W obawie przed chłodem i deszczem odwołano konną pogoń za lisem, czyli Hubertusa. „Koniorze” z Sudołu i Bieńkowic, którzy tą imprezą integrują się od lat, zdecydowali przenieść imprezę.
Raciborski magistrat odwołał tym samym darmowy przejazd autobusem, którym mieli dotrzeć na łąki Sudołu mieszkańcy Raciborza. Współorganizatorem Hubertusa był Urząd Gminy Krzyżanowice, który informację o odwołaniu imprezy pierwszy zamieścił na swojej witrynie 12 października.

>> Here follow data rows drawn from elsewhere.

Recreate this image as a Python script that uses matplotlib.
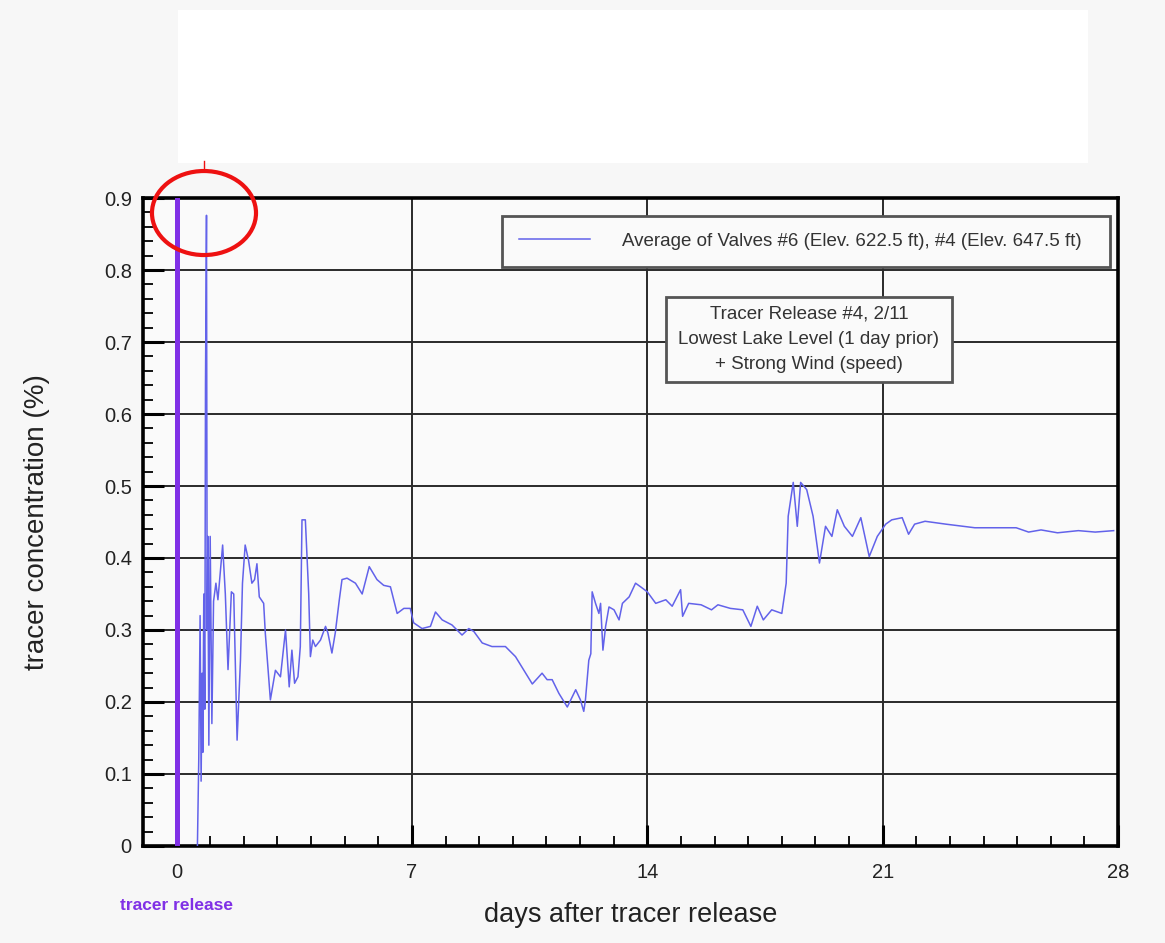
import matplotlib
matplotlib.use("Agg")
import matplotlib.pyplot as plt
from matplotlib.patches import Rectangle, Ellipse
from matplotlib.lines import Line2D
from matplotlib.ticker import MultipleLocator, FuncFormatter

plt.rcParams['font.family'] = ['Liberation Sans', 'DejaVu Sans']

# averaged tracer concentration
days = [0.62, 0.66, 0.70, 0.73, 0.76, 0.78, 0.81, 0.84, 0.86, 0.89,
        0.91, 0.93, 0.96, 1.00, 1.05, 1.10, 1.17, 1.23, 1.37, 1.45,
        1.53, 1.63, 1.70, 1.80, 1.90, 1.96, 2.04, 2.14, 2.24, 2.32,
        2.39, 2.46, 2.59, 2.64, 2.79, 2.94, 3.09, 3.24, 3.35, 3.43,
        3.51, 3.61, 3.68, 3.73, 3.83, 3.93, 3.98, 4.05, 4.13, 4.28,
        4.43, 4.50, 4.62, 4.72, 4.84, 4.92, 5.07, 5.32, 5.52, 5.73,
        5.96, 6.16, 6.36, 6.56, 6.76, 6.95, 7.05, 7.30, 7.55, 7.70,
        7.90, 8.19, 8.49, 8.69, 8.84, 9.09, 9.38, 9.78, 10.08, 10.33,
        10.58, 10.87, 11.02, 11.17, 11.37, 11.62, 11.87, 12.01, 12.11, 12.16,
        12.26, 12.32, 12.36, 12.46, 12.56, 12.61, 12.68, 12.76, 12.86, 13.01,
        13.16, 13.26, 13.46, 13.65, 13.80, 14.00, 14.25, 14.55, 14.74, 14.99,
        15.05, 15.23, 15.60, 15.91, 16.10, 16.47, 16.84, 17.08, 17.27, 17.45,
        17.70, 18.00, 18.13, 18.19, 18.34, 18.46, 18.56, 18.74, 18.93, 19.12,
        19.30, 19.49, 19.65, 19.86, 20.10, 20.35, 20.60, 20.84, 21.09, 21.27,
        21.58, 21.77, 21.95, 22.26, 22.88, 23.74, 24.97, 25.34, 25.71, 26.20,
        26.82, 27.32, 27.87]
conc = [0.00, 0.12, 0.32, 0.09, 0.24, 0.13, 0.35, 0.19, 0.64, 0.876,
        0.30, 0.43, 0.14, 0.43, 0.17, 0.34, 0.365, 0.342, 0.418, 0.35,
        0.245, 0.353, 0.35, 0.147, 0.258, 0.365, 0.418, 0.397, 0.365, 0.37,
        0.392, 0.346, 0.337, 0.295, 0.203, 0.244, 0.235, 0.30, 0.221, 0.272,
        0.226, 0.235, 0.277, 0.453, 0.453, 0.35, 0.263, 0.286, 0.277, 0.286,
        0.305, 0.296, 0.268, 0.296, 0.342, 0.37, 0.372, 0.365, 0.35, 0.388,
        0.37, 0.362, 0.36, 0.323, 0.33, 0.33, 0.31, 0.302, 0.305, 0.325,
        0.314, 0.307, 0.293, 0.302, 0.298, 0.282, 0.277, 0.277, 0.263, 0.244,
        0.225, 0.24, 0.231, 0.231, 0.212, 0.193, 0.217, 0.203, 0.187, 0.203,
        0.258, 0.267, 0.353, 0.337, 0.323, 0.337, 0.272, 0.305, 0.332, 0.328,
        0.314, 0.337, 0.346, 0.365, 0.36, 0.353, 0.337, 0.342, 0.333, 0.356,
        0.319, 0.337, 0.335, 0.328, 0.335, 0.33, 0.328, 0.305, 0.333, 0.314,
        0.328, 0.323, 0.365, 0.458, 0.505, 0.444, 0.505, 0.495, 0.458, 0.393,
        0.444, 0.43, 0.467, 0.444, 0.43, 0.456, 0.402, 0.43, 0.447, 0.453,
        0.456, 0.433, 0.447, 0.451, 0.447, 0.442, 0.442, 0.436, 0.439, 0.435,
        0.438, 0.436, 0.438]

x_ticks = [0, 7, 14, 21, 28]
release_day = 0
series_label = "Average of Valves #6 (Elev. 622.5 ft), #4 (Elev. 647.5 ft)"
note_lines = ["Tracer Release #4, 2/11",
              "Lowest Lake Level (1 day prior)",
              "+ Strong Wind (speed)"]

fig = plt.figure(figsize=(11.65, 9.43), dpi=100, facecolor='#f7f7f7')
# blank white panel above the plot
fig.add_artist(Rectangle((0.1528, 0.827), 0.781, 0.162, transform=fig.transFigure,
                         facecolor='white', edgecolor='none'))

ax = fig.add_axes([0.1227, 0.1029, 0.8370, 0.6871])
ax.set_facecolor('#fafafa')

ax.axvline(release_day, color='#8030e6', lw=3.6, zorder=3)
ax.plot(days, conc, color='#6262ea', lw=1.1, label=series_label, zorder=4)

ax.set_xlim(-1, 28)
ax.set_ylim(0, 0.9)
ax.set_xticks(x_ticks)
ax.xaxis.set_minor_locator(MultipleLocator(1))
ax.yaxis.set_major_locator(MultipleLocator(0.1))
ax.yaxis.set_minor_locator(MultipleLocator(0.02))
ax.yaxis.set_major_formatter(FuncFormatter(lambda v, p: '0' if abs(v) < 1e-9 else '%.1f' % v))

ax.grid(True, which='major', color='#2a2a2a', lw=1.4, zorder=1)
ax.set_axisbelow(True)
ax.tick_params(which='major', direction='in', length=15, width=2.2, color='black',
               labelsize=14.5, labelcolor='#222222')
ax.tick_params(which='minor', direction='in', length=7, width=1.3, color='black')
ax.tick_params(axis='y', which='major', pad=8)
ax.tick_params(axis='x', which='major', pad=12)
for s in ax.spines.values():
    s.set_linewidth(2.6)
    s.set_color('black')

ax.set_xlabel("days after tracer release", fontsize=19.5, color='#222222', labelpad=15)
ax.set_ylabel("tracer concentration (%)", fontsize=20, color='#222222', labelpad=39)

ax.text(release_day, -0.083, "tracer release", color='#8030e6', fontsize=12.5,
        fontweight='bold', ha='center', va='center')

leg = ax.legend(loc='center', bbox_to_anchor=(0.368, 0.889, 0.624, 0.088), mode='expand',
                fontsize=13.5, frameon=True, fancybox=False, handlelength=3.8,
                handletextpad=1.7, borderpad=0.9, borderaxespad=0)
leg.get_frame().set_edgecolor('#555555')
leg.get_frame().set_linewidth(2)
leg.get_frame().set_facecolor('#fafafa')
leg.get_frame().set_alpha(1)
for t in leg.get_texts():
    t.set_color('#333333')

ax.add_patch(Rectangle((0.5364, 0.716), 0.2933, 0.1312, transform=ax.transAxes,
                       facecolor='#fafafa', edgecolor='#555555', lw=2, zorder=5))
ax.text(0.683, 0.782, "\n".join(note_lines), transform=ax.transAxes, ha='center',
        va='center', fontsize=13.5, color='#333333', linespacing=1.6, zorder=6)

# red highlight circle around the peak
fig.add_artist(Ellipse((0.1751, 0.7741), 0.0893, 0.0891, transform=fig.transFigure,
                       facecolor='none', edgecolor='#ee1111', lw=3))
fig.add_artist(Line2D([0.1751, 0.1751], [0.8187, 0.8293], transform=fig.transFigure,
                      color='#ee1111', lw=1))

fig.savefig("out.png", dpi=100, facecolor=fig.get_facecolor())
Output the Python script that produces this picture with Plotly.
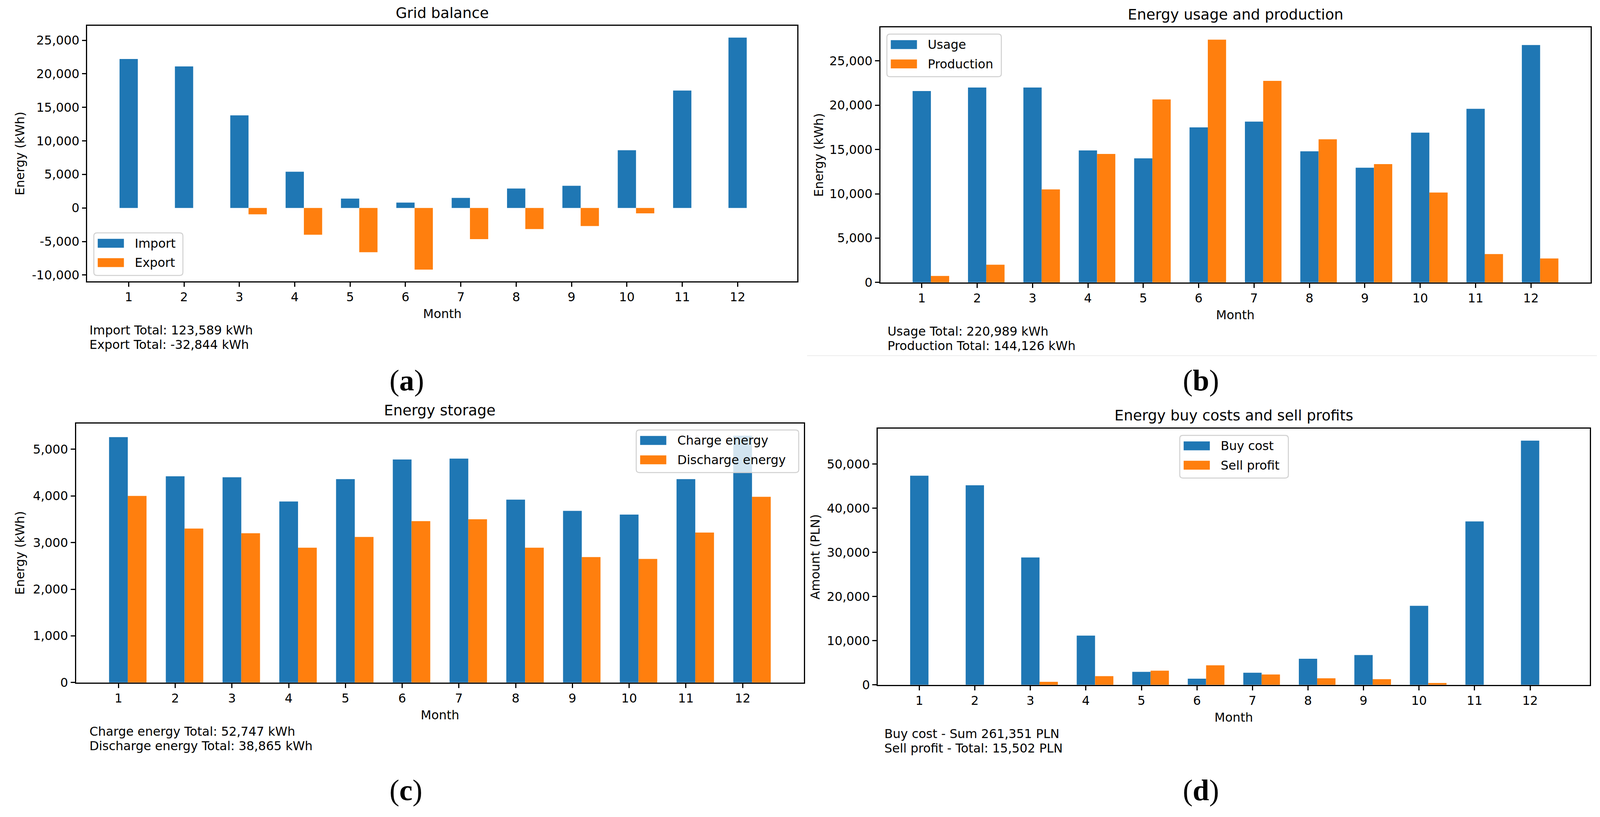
import plotly.graph_objects as go

# reference canvas size (pixels); figure width follows the window, height fixed
W, H = 4375, 2091
TOP_OFF = 8          # page body margin
FIG_H = H - 2 * TOP_OFF + 8   # 2083

# ---------------- data ----------------
months = list(range(1, 13))

grid_import = [22200, 21100, 13800, 5400, 1400, 800, 1500, 2900, 3300, 8600, 17500, 25400]
grid_export = [0, 0, -950, -4000, -6600, -9200, -4650, -3150, -2700, -800, 0, 0]

usage = [21600, 22000, 22000, 14900, 14000, 17500, 18150, 14800, 12950, 16900, 19600, 26800]
production = [730, 2000, 10500, 14500, 20650, 27400, 22750, 16150, 13350, 10150, 3200, 2700]

charge = [5260, 4420, 4400, 3880, 4360, 4780, 4800, 3920, 3680, 3600, 4360, 5290]
discharge = [4000, 3300, 3200, 2890, 3120, 3460, 3500, 2890, 2690, 2650, 3215, 3980]

buy_cost = [47350, 45200, 28850, 11150, 2950, 1400, 2750, 5900, 6750, 17900, 37000, 55300]
sell_profit = [0, 0, 680, 1970, 3200, 4430, 2340, 1480, 1290, 430, 0, 0]

yticks_a = [-10000, -5000, 0, 5000, 10000, 15000, 20000, 25000]
yticks_b = [0, 5000, 10000, 15000, 20000, 25000]
yticks_c = [0, 1000, 2000, 3000, 4000, 5000]
yticks_d = [0, 10000, 20000, 30000, 40000, 50000]

titles = ["Grid balance", "Energy usage and production", "Energy storage",
          "Energy buy costs and sell profits"]
ylabels = ["Energy (kWh)", "Energy (kWh)", "Energy (kWh)", "Amount (PLN)"]
series_names = [("Import", "Export"), ("Usage", "Production"),
                ("Charge energy", "Discharge energy"), ("Buy cost", "Sell profit")]
totals_text = [
    ("Import Total: 123,589 kWh", "Export Total: -32,844 kWh"),
    ("Usage Total: 220,989 kWh", "Production Total: 144,126 kWh"),
    ("Charge energy Total: 52,747 kWh", "Discharge energy Total: 38,865 kWh"),
    ("Buy cost - Sum 261,351 PLN", "Sell profit - Total: 15,502 PLN"),
]
panel_tags = ["(<b>a</b>)", "(<b>b</b>)", "(<b>c</b>)", "(<b>d</b>)"]

# ---------------- styling / geometry ----------------
BLUE = "#1f77b4"
ORANGE = "#ff7f0e"
FONT = "DejaVu Sans"
FS = 31.5
BW = 0.33

# plot areas in reference pixels: left, top, right, bottom
boxes = [(231, 67, 2180, 726), (2408, 71, 4358, 729),
         (200, 1093, 2198, 1762), (2401, 1106, 4356, 1768)]
ylab_x = [46, 2239, 46, 2229]
text_x = [235, 2426, 235, 2417]
tag_pos = [(1108, 982), (3288, 982), (1106, 2040), (3288, 2040)]
# legends: anchor x (px), anchor side, top (px), width (px)
legends = [(249, "left", 601, 228), (2426, "left", 88, 293),
           (2184, "right", 1110, 416), (3379, "center", 1124, 278)]


def px(x):
    return x / W


def py(y):
    return 1 - (y - TOP_OFF) / FIG_H


data_sets = [(grid_import, grid_export), (usage, production),
             (charge, discharge), (buy_cost, sell_profit)]
yticks_all = [yticks_a, yticks_b, yticks_c, yticks_d]

fig = go.Figure()
annotations = []
shapes = []

for i, ((s1, s2), (n1, n2)) in enumerate(zip(data_sets, series_names)):
    xa = "x" if i == 0 else f"x{i+1}"
    ya = "y" if i == 0 else f"y{i+1}"
    fig.add_trace(go.Bar(x=months, y=s1, name=n1, width=BW, offset=-BW / 2,
                         marker=dict(color=BLUE, line=dict(width=0)),
                         xaxis=xa, yaxis=ya, showlegend=False))
    fig.add_trace(go.Bar(x=months, y=s2, name=n2, width=BW, offset=BW / 2,
                         marker=dict(color=ORANGE, line=dict(width=0)),
                         xaxis=xa, yaxis=ya, showlegend=False))

    l, t, r, b = boxes[i]
    lo_x, hi_x = months[0] - BW / 2, months[-1] + 1.5 * BW
    mx = 0.05 * (hi_x - lo_x)
    lo_y = min(min(s1), min(s2), 0)
    hi_y = max(max(s1), max(s2))
    my = 0.05 * (hi_y - lo_y)
    yr = [lo_y - my if lo_y < 0 else 0, hi_y + my]

    axis_common = dict(showline=True, linecolor="black", linewidth=2.6, mirror=True,
                       ticks="outside", ticklen=11, tickwidth=2.6, tickcolor="black",
                       showgrid=False, zeroline=False,
                       tickfont=dict(family=FONT, size=FS, color="black"))
    xkey = "xaxis" if i == 0 else f"xaxis{i+1}"
    ykey = "yaxis" if i == 0 else f"yaxis{i+1}"
    fig.update_layout(**{
        xkey: dict(domain=[px(l), px(r)], range=[lo_x - mx, hi_x + mx],
                   anchor=ya, tickmode="array", tickvals=months,
                   ticktext=[str(m) for m in months], **axis_common),
        ykey: dict(domain=[py(b), py(t)], range=yr, anchor=xa,
                   tickmode="array", tickvals=yticks_all[i],
                   ticktext=[f"{v:,}" for v in yticks_all[i]], **axis_common),
    })

    cx = (l + r) / 2
    annotations.append(dict(x=px(cx), y=py(t - 34), xref="paper", yref="paper",
                            text=titles[i], showarrow=False, xanchor="center",
                            yanchor="middle", font=dict(family=FONT, size=37.5, color="black")))
    annotations.append(dict(x=px(cx), y=py(b + 84), xref="paper", yref="paper",
                            text="Month", showarrow=False, xanchor="center",
                            yanchor="middle", font=dict(family=FONT, size=FS, color="black")))
    annotations.append(dict(x=px(ylab_x[i]), y=py((t + b) / 2), xref="paper", yref="paper",
                            text=ylabels[i], showarrow=False, textangle=-90,
                            xanchor="center", yanchor="middle",
                            font=dict(family=FONT, size=FS, color="black")))
    for k, line in enumerate(totals_text[i]):
        annotations.append(dict(x=px(text_x[i]), y=py(b + 126 + 38 * k), xref="paper",
                                yref="paper", text=line, showarrow=False,
                                xanchor="left", yanchor="middle",
                                font=dict(family=FONT, size=FS, color="black")))
    annotations.append(dict(x=px(tag_pos[i][0]), y=py(tag_pos[i][1]), xref="paper",
                            yref="paper", text=panel_tags[i], showarrow=False,
                            xanchor="center", yanchor="middle",
                            font=dict(family="Liberation Serif", size=76, color="black")))

    # matplotlib-style legend box (pixel-sized, anchored on the paper)
    ax_px, side, ly, lw = legends[i]
    if side == "left":
        x0 = 0
    elif side == "right":
        x0 = -lw
    else:
        x0 = -lw / 2
    x1 = x0 + lw
    lh = 110
    rr = 8
    y0, y1 = py(ly), py(ly + lh)
    yr0, yr1 = py(ly + rr), py(ly + lh - rr)
    path = (f"M {x0+rr},{y0} L {x1-rr},{y0} Q {x1},{y0} {x1},{yr0} "
            f"L {x1},{yr1} Q {x1},{y1} {x1-rr},{y1} "
            f"L {x0+rr},{y1} Q {x0},{y1} {x0},{yr1} "
            f"L {x0},{yr0} Q {x0},{y0} {x0+rr},{y0} Z")
    shapes.append(dict(type="path", path=path, xref="paper", yref="paper",
                       xsizemode="pixel", xanchor=px(ax_px),
                       fillcolor="rgba(255,255,255,0.8)",
                       line=dict(color="#d0d0d0", width=2.5)))
    for k, (nm, col) in enumerate(zip(series_names[i], (BLUE, ORANGE))):
        rowy = ly + 27 + 50 * k
        shapes.append(dict(type="rect", xref="paper", yref="paper",
                           xsizemode="pixel", xanchor=px(ax_px),
                           x0=x0 + 10, x1=x0 + 77,
                           y0=py(rowy - 11.5), y1=py(rowy + 11.5),
                           fillcolor=col, line=dict(width=0)))
        annotations.append(dict(x=px(ax_px), xshift=x0 + 103, y=py(rowy), xref="paper",
                                yref="paper", text=nm, showarrow=False,
                                xanchor="left", yanchor="middle",
                                font=dict(family=FONT, size=FS, color="black")))

# faint separator line under panel (b)
shapes.append(dict(type="line", xref="paper", yref="paper", x0=px(2207), x1=1,
                   y0=py(918), y1=py(918), line=dict(color="#ececec", width=2)))

fig.update_layout(autosize=True, height=FIG_H, margin=dict(l=0, r=0, t=0, b=0),
                  paper_bgcolor="white", plot_bgcolor="white", barmode="overlay",
                  showlegend=False, annotations=annotations, shapes=shapes,
                  font=dict(family=FONT, size=FS, color="black"))

fig.write_html("out.html")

Czy konny pościg za jeźdźcem z lisią kitą dojdzie jeszcze do skutku? – Zależy nam, by Hubertus w tym kształcie, jaki zaplanowano, został zorganizowany. Wszystko zależy od pogody – powiedziała Elena Głowacz z Referatu Promocji raciborskiego urzędu.
Przypomnijmy, że poprzednie edycje były skromnym spotkaniem grupy pasjonatów. W tym roku w organizację włączyły się dwa samorządy, miały być występy artystyczne pod namiotem oraz darmowy, myśliwski poczęstunek – z bigosem i grzańcem.